HM Treasury published the Payments Forward Plan on 26 February 2026. The plan provides the UK payments industry with its first consolidated view of regulatory initiatives through 2028. The Payments Vision Delivery Committee produced the document, bringing together the Bank of England, FCA, PSR and HM Treasury. The roadmap includes a retail payments infrastructure design programme in spring 2026. Enhancements to the Faster Payment System and BACS are scheduled for delivery by end of 2026. HM Treasury will publish a consultation on payment services law, Open Banking, and stablecoin payments in Q2 2026.
The structural merger of the PSR into the FCA remains the centrepiece of the overhaul. HM Treasury launched a formal consultation on the consolidation in September 2025. The two regulators are already coordinating through joint leadership appointments and a shared Memorandum of Understanding. Primary legislation to dissolve the PSR board is targeted for end of 2026. The High Court rejected a legal challenge by Visa, Mastercard and Revolut on 15 January 2026. The ruling upheld the PSR's power to impose cross-border interchange fee caps on UK-EEA transactions. Those interchange fees had risen from 0.2% for debit and 0.3% for credit to 1.15% and 1.50% respectively after Brexit.
Consumer-facing rules are tightening in parallel. The Payment Services and Payment Accounts (Contract Termination) Regulations 2025 take effect on 28 April 2026. PSPs must give at least 90 days' notice before terminating a consumer's framework contract, increased from the previous two months. They must also provide sufficiently detailed and specific reasons for any termination. The regulations respond to the 2023 debanking controversy that prompted an FCA review of account closure practices. Only contracts entered into on or after 28 April 2026 fall within scope.

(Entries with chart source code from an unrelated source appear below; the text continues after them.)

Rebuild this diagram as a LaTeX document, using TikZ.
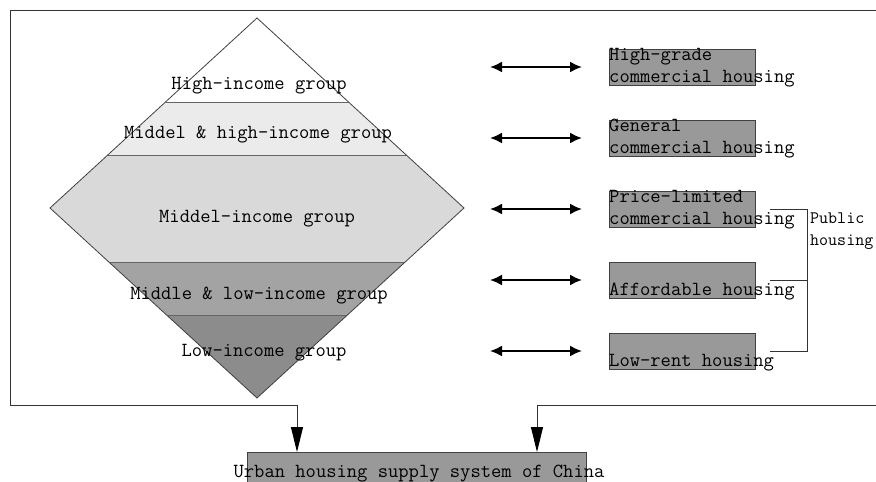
\documentclass[tikz,border=0pt]{standalone}
\usetikzlibrary{arrows.meta}
\definecolor{band2}{HTML}{EBEBEB}
\definecolor{band3}{HTML}{D9D9D9}
\definecolor{band4}{HTML}{A3A3A3}
\definecolor{band5}{HTML}{8C8C8C}
\definecolor{boxgray}{HTML}{999999}
\tikzset{
  grp/.style={font=\fontsize{20}{22}\selectfont\ttfamily,inner sep=0pt,anchor=base},
  htext/.style={font=\fontsize{20}{22}\selectfont\ttfamily,inner sep=0pt,align=left,anchor=south west},
  hbox/.style={fill=boxgray,draw=black!75,line width=.8pt,minimum width=146pt,minimum height=36pt,anchor=north west,inner sep=0pt},
  harrow/.style={line width=2pt,{Latex[length=12pt,width=11pt]}-{Latex[length=12pt,width=11pt]}},
  frame/.style={line width=1pt,black!80},
  downtip/.style={-{Triangle[length=25pt,width=12pt,black]}},
  brk/.style={line width=.8pt,black!80}
}
\begin{document}
\begin{tikzpicture}[x=1pt,y=-1pt,>=latex]
\useasboundingbox (0,0) rectangle (876,482);
\fill[white] (0,0) rectangle (876,482);
% income groups
\begin{scope}
\clip (257,18)--(464,208)--(257,398)--(50,208)--cycle;
\foreach \ya/\yb/\col in {18/102/white,102/155/band2,155/262/band3,262/315/band4,315/398/band5}
  \fill[\col] (40,\ya) rectangle (480,\yb);
\end{scope}
\foreach \y/\xa/\xb in {102/166/348,155/108/406,262/109/405,315/167/347}
  \draw[black!60,line width=.8pt] (\xa,\y)--(\xb,\y);
\draw[black!75,line width=.8pt] (257,18)--(464,208)--(257,398)--(50,208)--cycle;
\foreach \n/\x/\y/\t in {g1/259/89/High-income group,g2/258/138/Middel \& high-income group,
  g3/257/222/Middel-income group,g4/259/299/Middle \& low-income group,g5/264/356/Low-income group}
  \node[grp] (\n) at (\x,\y) {\t};
% housing
\foreach \i/\y in {1/49,2/120,3/191,4/262,5/333}
{
  \node[hbox] (h\i) at (609,\y) {};
  \coordinate (al\i) at (490,\y+18);
  \coordinate (ar\i) at (582,\y+18);
  \draw[harrow] (al\i)--(ar\i);
}
\node[htext] (t1) at ([yshift=-1.5pt]h1.south west) {High-grade\\commercial housing};
\node[htext] (t2) at ([yshift=-1.5pt]h2.south west) {General\\commercial housing};
\node[htext] (t3) at ([yshift=-1.5pt]h3.south west) {Price-limited\\commercial housing};
\node[htext] (t4) at ([yshift=-1.5pt]h4.south west) {Affordable housing};
\node[htext] (t5) at ([yshift=-1.5pt]h5.south west) {Low-rent housing};
\draw[brk] ([xshift=14pt]h3.east) -| ([xshift=52pt]h5.east) -- ([xshift=14pt]h5.east);
\draw[brk] ([xshift=14pt]h4.east) -- ([xshift=52pt]h4.east);
\node[htext,anchor=base west,font=\fontsize{17.5}{22}\selectfont\ttfamily] (pub) at (810,245) {Public\\housing};
% supply system
\node[hbox,minimum width=339pt,minimum height=40pt] (sys) at (247,452) {};
\node[grp] (syst) at (419,477) {Urban housing supply system of China};
\draw[frame,downtip] (880,10) -- (10,10) -- (10,405) -| ([xshift=50pt]sys.north west);
\draw[frame,downtip] (880,405) -| ([xshift=290pt]sys.north west);
\end{tikzpicture}
\end{document}
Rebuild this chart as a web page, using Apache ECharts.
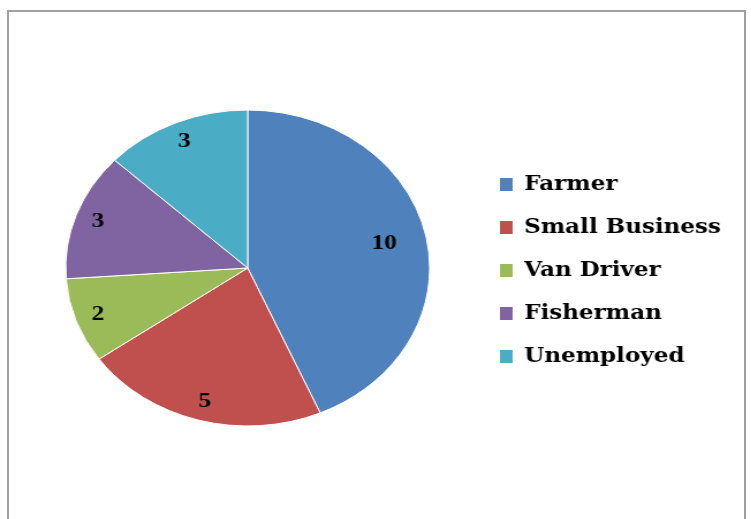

The PSR's card scheme and processing fee market review compounds the regulatory burden. The final report found that Visa and Mastercard increased core scheme and processing fees to acquirers by at least 25% since 2017. These increases cost UK businesses at least £170 million extra per year. Remedies including improved transparency and pricing governance requirements are being implemented through regulatory directions. For UK payment service providers, the convergence of structural regulatory change, new consumer protections, and fee interventions creates the broadest concurrent compliance challenge since the PSR began operating in 2015.